I am hesitant to remove the mangled entry as I want to preserve the faulty state for debugging purposes. Will a snapshot accomplish this?

Can I run the reproducer on a VM with an existing lxd installation safely, or do I need a sterile host system?

1 Like

Can I run the reproducer on a VM with an existing lxd installation safely, or do I need a sterile host system?

Yes, it will create two VMs (src and dst) without doing any changes on the host. Just make sure you don’t already have src/dst VMs as it will remove them.

@amikhalitsyn do you have any idea what could be causing the issues with UID being changed?
I’m guessing that the UID fallbacks to a large number because user is not found / properly mapped on target system?

Thanks.

How could the reproducer be modified to work on two different hosts? I suspect that may be a necessary condition.

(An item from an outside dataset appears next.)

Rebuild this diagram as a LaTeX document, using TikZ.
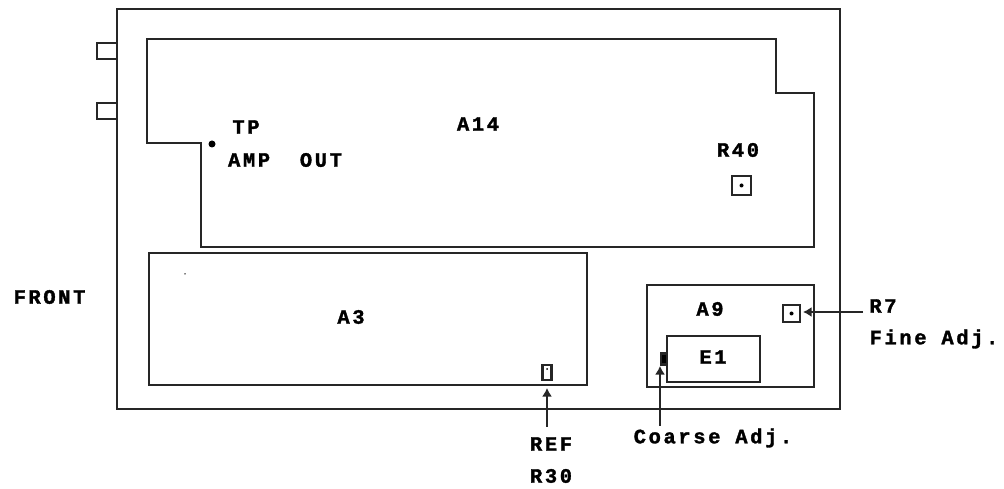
\documentclass[tikz,border=0pt]{standalone}
\usepackage{fontspec}
\newfontfamily\panelfont[LetterSpace=13,BoldFeatures={FakeBold=1.6}]{Liberation Mono}
\usetikzlibrary{arrows.meta}
\tikzset{
  board/.style={rectangle, draw, inner sep=0pt, outer sep=0pt},
  panel/.style={inner sep=0pt, yshift=0.01cm, font=\panelfont\bfseries\fontsize{5.8}{7}\selectfont},
}

\begin{document}
\begin{tikzpicture}[x=0.01cm, y=-0.01cm, >={Latex[length=0.085cm,width=0.1cm]}, line width=0.6pt, draw=black!85]
    \useasboundingbox (0,0) rectangle (1004,489);

    % Boards
    \node [board, minimum width=7.23cm, minimum height=4cm] (case) at (478.5,209) {};
    \node [board, minimum width=0.2cm, minimum height=0.16cm] (jackA) at (107,51) {};
    \node [board, minimum width=0.2cm, minimum height=0.16cm] (jackB) at (107,111) {};
    \draw (147,39) -- (776,39) -- (776,93) -- (814,93) -- (814,247) -- (201,247) -- (201,143) -- (147,143) -- cycle;
    \node [board, minimum width=4.38cm, minimum height=1.32cm] (A3) at (368,319) {};
    \node [board, minimum width=1.67cm, minimum height=1.02cm] (A9) at (730.5,336) {};
    \node [board, minimum width=0.93cm, minimum height=0.46cm] (E1) at (713.5,359) {};

    % Adjusters
    \node [board, minimum width=0.19cm, minimum height=0.19cm] (R40) at (741.5,185.5) {};
    \node [board, minimum width=0.17cm, minimum height=0.17cm] (R7) at (791.5,313.5) {};
    \node [board, minimum width=0.09cm, minimum height=0.15cm] (R30) at (547,372.5) {};
    \node [board, fill, minimum width=0.06cm, minimum height=0.11cm] (coarse) at (664,359) {};
    \node [circle, fill, inner sep=0pt, minimum size=0.07cm] (tp) at (212,144) {};
    \node [circle, fill, inner sep=0pt, minimum size=0.04cm] (R40dot) at (R40.center) {};
    \node [circle, fill, inner sep=0pt, minimum size=0.04cm] (R7dot) at (R7.center) {};
    \node [circle, fill, inner sep=0pt, minimum size=0.02cm] (R30dot) at (547,369) {};
    \node [circle, fill, inner sep=0pt, minimum size=0.015cm] (A3dot) at (185,274) {};

    % Texts
    \node [panel] (tpText) at (246,128) {TP};
    \node [panel] (ampText) at (285,161) {AMP\ \ OUT};
    \node [panel] (A14Text) at (478,125) {A14};
    \node [panel] (R40Text) at (738,151) {R40};
    \node [panel] (frontText) at (49.5,298) {FRONT};
    \node [panel] (A3Text) at (351,318) {A3};
    \node [panel] (A9Text) at (710,310) {A9};
    \node [panel] (E1Text) at (713,358) {E1};
    \node [panel] (R7Text) at (883,307) {R7};
    \node [panel] (fineText) at (934,340) {Fine Adj.};
    \node [panel] (coarseText) at (713,439) {Coarse Adj.};
    \node [panel] (refText) at (551,445) {REF};
    \node [panel] (R30Text) at (551,477) {R30};

    % Arrows
    \coordinate (R7tail) at (863,312);
    \coordinate (coarseTail) at (660,426);
    \coordinate (R30tail) at (547,427);
    \draw [->, shorten >=0.03cm] (R7tail) -- (R7.east |- R7tail);
    \draw [->] (coarseTail) -- (660,366);
    \draw [->, shorten >=0.08cm] (R30tail) -- (R30.south);

\end{tikzpicture}
\end{document}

It creates two VMs and installs LXD on each of them. Then on the first one (src) creates a container and configures ACL, exports it, transfers the tarball to another VM (dst), and finally imports it in the LXD on that other VM.

You can adjust it for two different hosts by simply running the commands prefixed with “lxc exec src” on one host and those prefixed with “lxc exec dst” on another.

Ah, I see. I overlooked that it was creating VMs. That might be sufficient. I will try it out.